Ever since the IRS introduced a new question in their Form 1040 that essentially required taxpayers to declare whether or not they’re engaged in cryptocurrency trading, many crypto traders have been wondering what this means for them. Below is a roundup of answers to common crypto tax questions to help you navigate this unfamiliar territory.
#1 How are cryptocurrencies taxed?
Virtual currencies are treated as property. In most countries, cryptocurrencies are considered capital assets, which means that the assets appreciate after trading or selling them. On the other hand, if the asset depreciates, which means that you sell them at a loss, you may be able to reduce your taxes.
#2 Where are cryptocurrency taxes applicable?
In the United States, citizens and residents are required to report all of their earnings, whether earned within the country or overseas, as they are subject to a worldwide income tax. However, tax regulations may vary from state to state, so it’s best to familiarize yourself with them beforehand.

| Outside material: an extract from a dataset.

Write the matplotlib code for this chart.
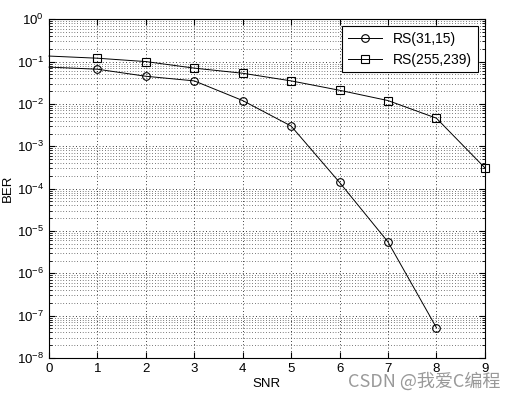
import matplotlib.pyplot as plt
import numpy as np

plt.rcParams['font.family'] = ['Liberation Sans', 'Noto Sans CJK SC', 'DejaVu Sans']

snr = [0, 1, 2, 3, 4, 5, 6, 7, 8, 9]
ber_rs31 = [0.074, 0.066, 0.045, 0.035, 0.012, 0.003, 1.4e-4, 5.5e-6, 5.2e-8]
ber_rs255 = [0.135, 0.12, 0.10, 0.07, 0.053, 0.035, 0.021, 0.012, 0.0046, 3.1e-4]

fig = plt.figure(figsize=(5.17, 3.99), dpi=100)
ax = fig.add_axes([0.0948, 0.1028, 0.843, 0.849])

ax.semilogy(snr[:len(ber_rs31)], ber_rs31, '-o', color='black', lw=0.7,
            markerfacecolor='none', markersize=5.5, markeredgewidth=0.8,
            markevery=range(1, len(ber_rs31)), label='RS(31,15)', clip_on=False)
ax.semilogy(snr, ber_rs255, '-s', color='black', lw=0.7,
            markerfacecolor='none', markersize=5.5, markeredgewidth=0.8,
            markevery=range(1, len(ber_rs255)), label='RS(255,239)', clip_on=False)

ax.set_xlim(0, 9)
ax.set_ylim(1e-8, 1)
ax.set_xticks(snr)
ax.set_yticks([10.0 ** k for k in range(-8, 1)])
ax.yaxis.set_minor_locator(plt.matplotlib.ticker.LogLocator(base=10, subs=np.arange(2, 10), numticks=20))
ax.yaxis.set_minor_formatter(plt.NullFormatter())

dots = (0, (1, 3))
ax.grid(True, which='major', linestyle=dots, color='black', lw=0.6)
ax.grid(True, which='minor', axis='y', linestyle=dots, color='black', lw=0.5)
ax.tick_params(which='both', direction='in', top=True, right=True, labelsize=9.5)
ax.tick_params(which='major', length=4)
ax.tick_params(which='minor', length=2)
for s in ax.spines.values():
    s.set_linewidth(0.8)

ax.set_xlabel('SNR', fontsize=9.5, labelpad=2)
ax.set_ylabel('BER', fontsize=9.5, labelpad=2)

leg = ax.legend(loc='upper right', fontsize=10, fancybox=False, framealpha=1,
                edgecolor='black', handlelength=2.5, borderaxespad=0.5)
leg.get_frame().set_linewidth(0.8)

fig.text(0.968, 0.02, 'CSDN @我爱C编程', fontsize=13, color='#999999',
         ha='right', va='bottom', family=['Noto Sans CJK SC', 'DejaVu Sans'])

fig.savefig('out.png', dpi=100)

#3 Are gifted cryptocurrencies taxable?
Generally, cryptocurrencies that are given as a gift or tip are not taxable unless you sell, trade, or dispose of the virtual currency. This means that the recipient will not have to report this in their annual income tax return. The recipient will only have to pay capital gains taxes once he/she sells the gift at either a capital gain or loss.
#4 Can you enjoy fewer taxes if you lost money while trading?
Yes. If you realized capital losses from trading crypto, these losses can offset capital gains. For instance, if you gained $10,000 but lost $10,000 trading cryptocurrencies, your loss would entirely offset your $10,000 gains. But if you only realized losses for the year, you can deduct the amount from your income. For example, if you made $30,000 in income for the year and realized a $2,000 loss on cryptos, only $28,000 would be taxable.
#5 What should you do if you failed to report your crypto transactions?
If you failed to report your cryptocurrency transactions in previous years, you must file an amended tax return to rectify the numbers. Remember, the IRS can be very meticulous when it comes to crypto non-compliance. It’s best to amend your tax returns and not wait for the IRS to send you a notice.
#6 Do you need to report cryptocurrencies earned as wages?
Yes. When your employer pays your wage via cryptocurrency, you need to report this income using the fair value of the virtual currency at the time when you earned it. The fair value of crypto is influenced by factors including supply and demand, competing cryptocurrencies, etc. Crypto tax software can show you the historical values of cryptos.
#7 Is transferring cryptos between wallets/platforms taxable?
Transferring cryptocurrencies between wallet, DeFi, exchanges, and other platforms is a non-taxable event. This is because you aren’t technically trading cryptos since all of the destinations are yours. However, you would still be required to check “yes” on Form 1040.
Is there more?
Governments around the globe are becoming more serious when it comes to taxing cryptocurrency transactions. To ensure that you aren’t committing tax fraud, you should consider setting an appointment with a tax professional or checking your country’s tax regulations.